__YOUR INSTRUCTIONS__.
Every entry should be repeated exactly. Omit the pictures.

§ §

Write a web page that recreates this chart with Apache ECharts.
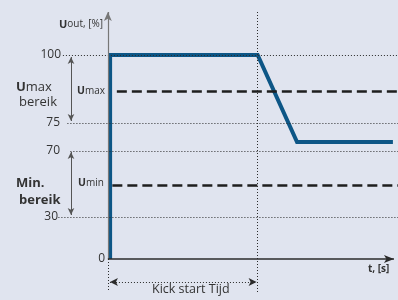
<!DOCTYPE html>
<html>
<head>
<meta charset="utf-8">
<script src="https://cdn.jsdelivr.net/npm/echarts@6/dist/echarts.min.js"></script>
<style>
  html, body { margin: 0; padding: 0; background: #e0e4ef; }
  #chart { width: 398px; height: 300px; }
</style>
</head>
<body>
<div id="chart"></div>
<script>
// levels on the (schematic, not linear) output axis, in %
var levelPct = [0, 30, 70, 75, 100];
var tickLabels = ['0', '30', '70', '75', '100'];
// where each level sits on the drawn axis
var levelPos = [0, 42, 108, 136, 204];

// output curve: time (kick start = 1) and output in %
var outT = [0.015, 0.015, 1.0, 1.263, 1.903];
var outPct = [0, 100, 100, 71.6, 71.6];

var kickT = 1.0;
var uMaxPct = 86.8;
var uMinPct = 49.4;

var blue = '#0d5686';
var dark = '#2b2b2b';

// percent -> axis position (piecewise)
function yOf(p) {
    for (var i = 1; i < levelPct.length; i++) {
        if (p <= levelPct[i]) {
            var f = (p - levelPct[i - 1]) / (levelPct[i] - levelPct[i - 1]);
            return levelPos[i - 1] + f * (levelPos[i] - levelPos[i - 1]);
        }
    }
    return levelPos[levelPos.length - 1];
}

function hline(x1, x2, pct, style) {
    return [
        {coord: [x1, yOf(pct)], symbol: 'none', lineStyle: style},
        {coord: [x2, yOf(pct)], symbol: 'none', lineStyle: style}
    ];
}

var dotted = {color: dark, width: 1, type: [1, 2]};
var dashed = {color: '#1e1e1e', width: 2.5, type: [10, 5]};
var xMin = -0.72;
var xEnd = 1.937;

var markData = [
    hline(-0.30, xEnd, 100, dotted),
    hline(-0.27, xEnd, 75, dotted),
    hline(-0.25, xEnd, 70, dotted),
    hline(-0.33, xEnd, 30, dotted),
    hline(0.06, xEnd, uMaxPct, dashed),
    hline(0.03, xEnd, uMinPct, dashed),
    // kick start vertical + t=0 extension
    [{coord: [kickT, 247], symbol: 'none', lineStyle: dotted}, {coord: [kickT, -33], symbol: 'none'}],
    [{coord: [0, 0], symbol: 'none', lineStyle: dotted}, {coord: [0, -33], symbol: 'none'}],
    // axes
    [{coord: [0, 0], symbol: 'none', lineStyle: {color: '#777', width: 1.2, type: 'solid'}},
     {coord: [0, 247], symbol: 'arrow', symbolSize: [6, 9]}],
    [{coord: [0, 0], symbol: 'none', lineStyle: {color: dark, width: 1.5, type: 'solid'}},
     {coord: [1.91, 0], symbol: 'arrow', symbolSize: [6, 10]}],
    // range arrows
    [{coord: [-0.246, yOf(100) - 2], symbol: 'arrow', symbolSize: [5, 7], lineStyle: {color: '#555', width: 1, type: 'solid'}},
     {coord: [-0.246, yOf(75) + 2], symbol: 'arrow', symbolSize: [5, 7]}],
    [{coord: [-0.246, yOf(70) - 1], symbol: 'arrow', symbolSize: [5, 7], lineStyle: {color: '#555', width: 1, type: 'solid'}},
     {coord: [-0.246, yOf(30) + 2], symbol: 'arrow', symbolSize: [5, 7]}],
    // kick start time arrow
    [{coord: [0.014, -23], symbol: 'arrow', symbolSize: [6, 8], lineStyle: dotted},
     {coord: [0.993, -23], symbol: 'arrow', symbolSize: [6, 8]}]
];

var richRight = function (pad) {
    return {fontSize: 12, color: '#333', fontFamily: 'Open Sans', padding: [0, pad, 0, 0]};
};

var option = {
    backgroundColor: '#e0e4ef',
    animation: false,
    grid: {left: 0, right: 0, top: 12, bottom: 0, outerBoundsMode: 'none', containLabel: false},
    xAxis: {
        type: 'value', min: xMin, max: xEnd,
        axisLine: {show: false, onZero: false}, axisTick: {show: false},
        axisLabel: {show: false}, splitLine: {show: false}
    },
    yAxis: {
        type: 'value', min: -41, max: 247,
        position: 'left',
        offset: -108,
        axisLine: {show: false, onZero: false}, axisTick: {show: false},
        splitLine: {show: false},
        axisLabel: {
            customValues: levelPos,
            margin: 3,
            formatter: function (v) {
                var i = levelPos.indexOf(v);
                if (i < 0) return '';
                var key = ['z', 'c', 'b', 'b', 'a'][i];
                return '{' + key + '|' + tickLabels[i] + '}';
            },
            rich: {z: richRight(0), a: richRight(44), b: richRight(45), c: richRight(47)}
        }
    },
    series: [
        {
            type: 'line', data: [], z: 2, silent: true,
            markLine: {silent: true, animation: false, label: {show: false}, data: markData}
        },
        {
            type: 'line', z: 3, symbol: 'none', clip: false,
            data: outT.map(function (t, i) { return [t, yOf(outPct[i])]; }),
            lineStyle: {color: blue, width: 4, join: 'miter'}
        }
    ],
    graphic: [
        {type: 'text', left: 59, top: 19, style: {
            text: '{b|U}{s|out, [%]}',
            rich: {b: {fontSize: 11, fontWeight: 'bold', fill: '#333', fontFamily: 'Open Sans'},
                   s: {fontSize: 10, fill: '#333', fontFamily: 'Open Sans'}}}},
        {type: 'text', left: 16, top: 81, style: {
            text: '{b|U}{s|max}',
            rich: {b: {fontSize: 13, fontWeight: 'bold', fill: '#333', fontFamily: 'Open Sans'},
                   s: {fontSize: 13, fill: '#333', fontFamily: 'Open Sans'}}}},
        {type: 'text', left: 19, top: 96, style: {text: 'bereik', fontSize: 13, fill: '#333', fontFamily: 'Open Sans'}},
        {type: 'text', left: 16, top: 177, style: {text: 'Min.', fontSize: 13, fontWeight: 'bold', fill: '#333', fontFamily: 'Open Sans'}},
        {type: 'text', left: 19, top: 194, style: {text: 'bereik', fontSize: 13, fontWeight: 'bold', fill: '#333', fontFamily: 'Open Sans'}},
        {type: 'text', left: 77, top: 86, style: {
            text: '{b|U}{s|max}',
            rich: {b: {fontSize: 10.5, fontWeight: 'bold', fill: '#333', fontFamily: 'Open Sans'},
                   s: {fontSize: 10, fill: '#333', fontFamily: 'Open Sans'}}}},
        {type: 'text', left: 78, top: 178, style: {
            text: '{b|U}{s|min}',
            rich: {b: {fontSize: 10.5, fontWeight: 'bold', fill: '#333', fontFamily: 'Open Sans'},
                   s: {fontSize: 10, fill: '#333', fontFamily: 'Open Sans'}}}},
        {type: 'text', left: 368, top: 264, style: {text: 't, [s]', fontSize: 10, fontWeight: 'bold', fill: '#333', fontFamily: 'Open Sans'}},
        {type: 'text', left: 152, top: 283, style: {text: 'Kick start Tijd', fontSize: 12.5, fill: '#333', fontFamily: 'Open Sans'}}
    ]
};

var myChart = echarts.init(document.getElementById('chart'));
myChart.setOption(option);
</script>
</body>
</html>
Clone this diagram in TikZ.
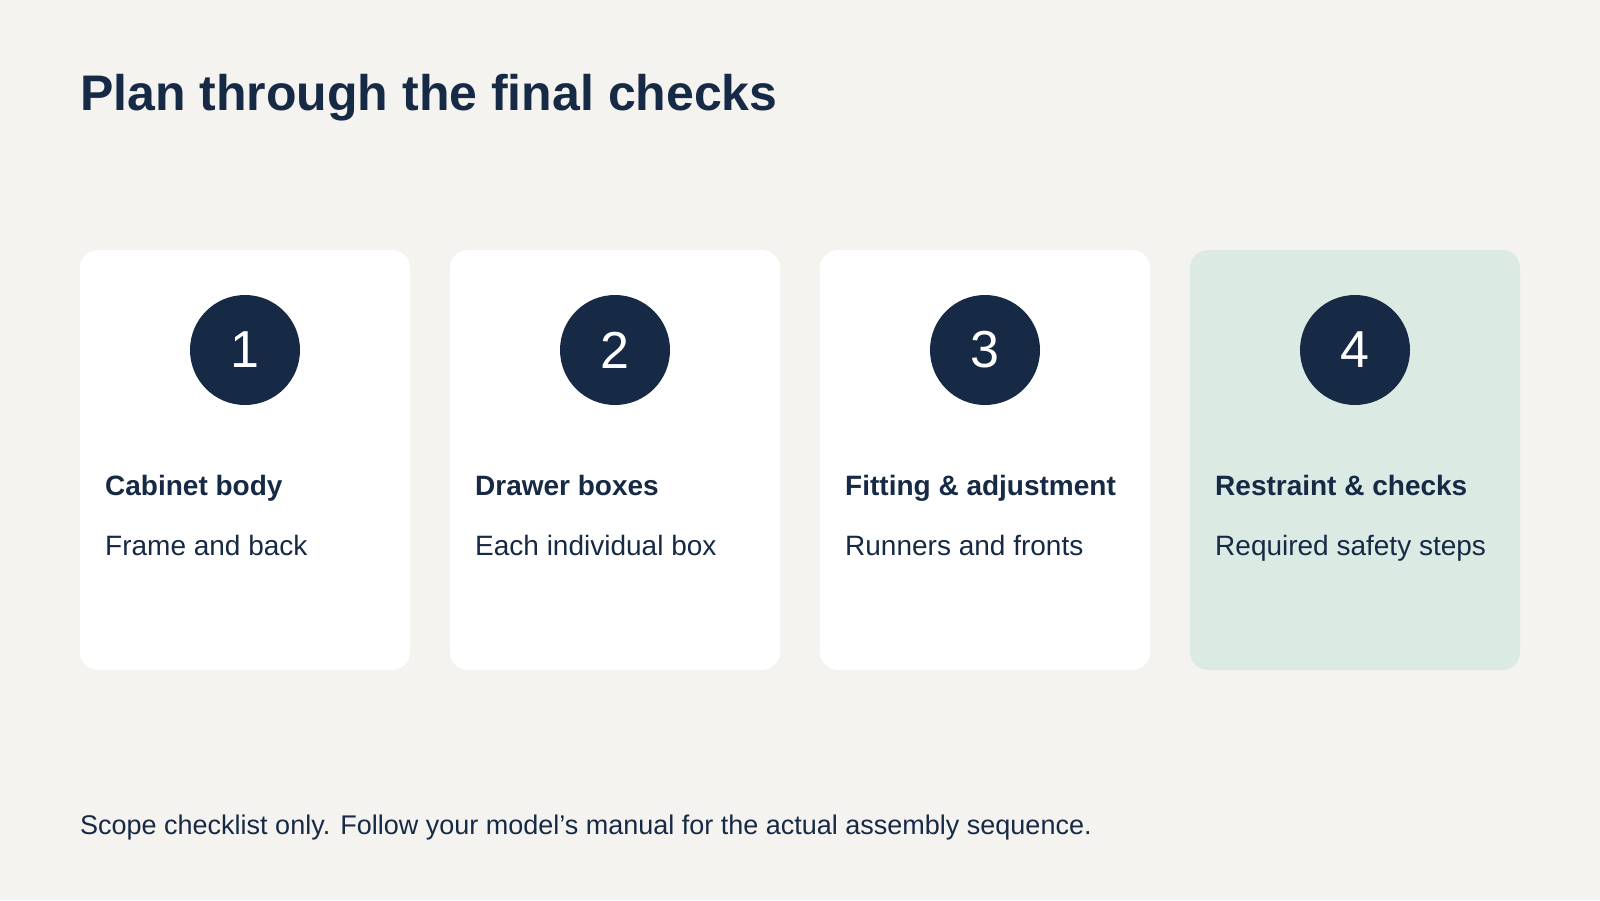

§ §

__CORRECT RESULT__.
Write a web page that recreates this chart with Apache ECharts.
<!DOCTYPE html>
<html>
<head>
<meta charset="utf-8">
<script src="https://cdn.jsdelivr.net/npm/echarts@6/dist/echarts.min.js"></script>
<style>
  html, body { margin: 0; padding: 0; background: #e0e4ef; }
  #chart { width: 398px; height: 300px; }
</style>
</head>
<body>
<div id="chart"></div>
<script>
// levels on the (schematic, not linear) output axis, in %
var levelPct = [0, 30, 70, 75, 100];
var tickLabels = ['0', '30', '70', '75', '100'];
// where each level sits on the drawn axis
var levelPos = [0, 42, 108, 136, 204];

// output curve: time (kick start = 1) and output in %
var outT = [0.015, 0.015, 1.0, 1.263, 1.903];
var outPct = [0, 100, 100, 71.6, 71.6];

var kickT = 1.0;
var uMaxPct = 86.8;
var uMinPct = 49.4;

var blue = '#0d5686';
var dark = '#2b2b2b';

// percent -> axis position (piecewise)
function yOf(p) {
    for (var i = 1; i < levelPct.length; i++) {
        if (p <= levelPct[i]) {
            var f = (p - levelPct[i - 1]) / (levelPct[i] - levelPct[i - 1]);
            return levelPos[i - 1] + f * (levelPos[i] - levelPos[i - 1]);
        }
    }
    return levelPos[levelPos.length - 1];
}

function hline(x1, x2, pct, style) {
    return [
        {coord: [x1, yOf(pct)], symbol: 'none', lineStyle: style},
        {coord: [x2, yOf(pct)], symbol: 'none', lineStyle: style}
    ];
}

var dotted = {color: dark, width: 1, type: [1, 2]};
var dashed = {color: '#1e1e1e', width: 2.5, type: [10, 5]};
var xMin = -0.72;
var xEnd = 1.937;

var markData = [
    hline(-0.30, xEnd, 100, dotted),
    hline(-0.27, xEnd, 75, dotted),
    hline(-0.25, xEnd, 70, dotted),
    hline(-0.33, xEnd, 30, dotted),
    hline(0.06, xEnd, uMaxPct, dashed),
    hline(0.03, xEnd, uMinPct, dashed),
    // kick start vertical + t=0 extension
    [{coord: [kickT, 247], symbol: 'none', lineStyle: dotted}, {coord: [kickT, -33], symbol: 'none'}],
    [{coord: [0, 0], symbol: 'none', lineStyle: dotted}, {coord: [0, -33], symbol: 'none'}],
    // axes
    [{coord: [0, 0], symbol: 'none', lineStyle: {color: '#777', width: 1.2, type: 'solid'}},
     {coord: [0, 247], symbol: 'arrow', symbolSize: [6, 9]}],
    [{coord: [0, 0], symbol: 'none', lineStyle: {color: dark, width: 1.5, type: 'solid'}},
     {coord: [1.91, 0], symbol: 'arrow', symbolSize: [6, 10]}],
    // range arrows
    [{coord: [-0.246, yOf(100) - 2], symbol: 'arrow', symbolSize: [5, 7], lineStyle: {color: '#555', width: 1, type: 'solid'}},
     {coord: [-0.246, yOf(75) + 2], symbol: 'arrow', symbolSize: [5, 7]}],
    [{coord: [-0.246, yOf(70) - 1], symbol: 'arrow', symbolSize: [5, 7], lineStyle: {color: '#555', width: 1, type: 'solid'}},
     {coord: [-0.246, yOf(30) + 2], symbol: 'arrow', symbolSize: [5, 7]}],
    // kick start time arrow
    [{coord: [0.014, -23], symbol: 'arrow', symbolSize: [6, 8], lineStyle: dotted},
     {coord: [0.993, -23], symbol: 'arrow', symbolSize: [6, 8]}]
];

var richRight = function (pad) {
    return {fontSize: 12, color: '#333', fontFamily: 'Open Sans', padding: [0, pad, 0, 0]};
};

var option = {
    backgroundColor: '#e0e4ef',
    animation: false,
    grid: {left: 0, right: 0, top: 12, bottom: 0, outerBoundsMode: 'none', containLabel: false},
    xAxis: {
        type: 'value', min: xMin, max: xEnd,
        axisLine: {show: false, onZero: false}, axisTick: {show: false},
        axisLabel: {show: false}, splitLine: {show: false}
    },
    yAxis: {
        type: 'value', min: -41, max: 247,
        position: 'left',
        offset: -108,
        axisLine: {show: false, onZero: false}, axisTick: {show: false},
        splitLine: {show: false},
        axisLabel: {
            customValues: levelPos,
            margin: 3,
            formatter: function (v) {
                var i = levelPos.indexOf(v);
                if (i < 0) return '';
                var key = ['z', 'c', 'b', 'b', 'a'][i];
                return '{' + key + '|' + tickLabels[i] + '}';
            },
            rich: {z: richRight(0), a: richRight(44), b: richRight(45), c: richRight(47)}
        }
    },
    series: [
        {
            type: 'line', data: [], z: 2, silent: true,
            markLine: {silent: true, animation: false, label: {show: false}, data: markData}
        },
        {
            type: 'line', z: 3, symbol: 'none', clip: false,
            data: outT.map(function (t, i) { return [t, yOf(outPct[i])]; }),
            lineStyle: {color: blue, width: 4, join: 'miter'}
        }
    ],
    graphic: [
        {type: 'text', left: 59, top: 19, style: {
            text: '{b|U}{s|out, [%]}',
            rich: {b: {fontSize: 11, fontWeight: 'bold', fill: '#333', fontFamily: 'Open Sans'},
                   s: {fontSize: 10, fill: '#333', fontFamily: 'Open Sans'}}}},
        {type: 'text', left: 16, top: 81, style: {
            text: '{b|U}{s|max}',
            rich: {b: {fontSize: 13, fontWeight: 'bold', fill: '#333', fontFamily: 'Open Sans'},
                   s: {fontSize: 13, fill: '#333', fontFamily: 'Open Sans'}}}},
        {type: 'text', left: 19, top: 96, style: {text: 'bereik', fontSize: 13, fill: '#333', fontFamily: 'Open Sans'}},
        {type: 'text', left: 16, top: 177, style: {text: 'Min.', fontSize: 13, fontWeight: 'bold', fill: '#333', fontFamily: 'Open Sans'}},
        {type: 'text', left: 19, top: 194, style: {text: 'bereik', fontSize: 13, fontWeight: 'bold', fill: '#333', fontFamily: 'Open Sans'}},
        {type: 'text', left: 77, top: 86, style: {
            text: '{b|U}{s|max}',
            rich: {b: {fontSize: 10.5, fontWeight: 'bold', fill: '#333', fontFamily: 'Open Sans'},
                   s: {fontSize: 10, fill: '#333', fontFamily: 'Open Sans'}}}},
        {type: 'text', left: 78, top: 178, style: {
            text: '{b|U}{s|min}',
            rich: {b: {fontSize: 10.5, fontWeight: 'bold', fill: '#333', fontFamily: 'Open Sans'},
                   s: {fontSize: 10, fill: '#333', fontFamily: 'Open Sans'}}}},
        {type: 'text', left: 368, top: 264, style: {text: 't, [s]', fontSize: 10, fontWeight: 'bold', fill: '#333', fontFamily: 'Open Sans'}},
        {type: 'text', left: 152, top: 283, style: {text: 'Kick start Tijd', fontSize: 12.5, fill: '#333', fontFamily: 'Open Sans'}}
    ]
};

var myChart = echarts.init(document.getElementById('chart'));
myChart.setOption(option);
</script>
</body>
</html>
Clone this diagram in TikZ.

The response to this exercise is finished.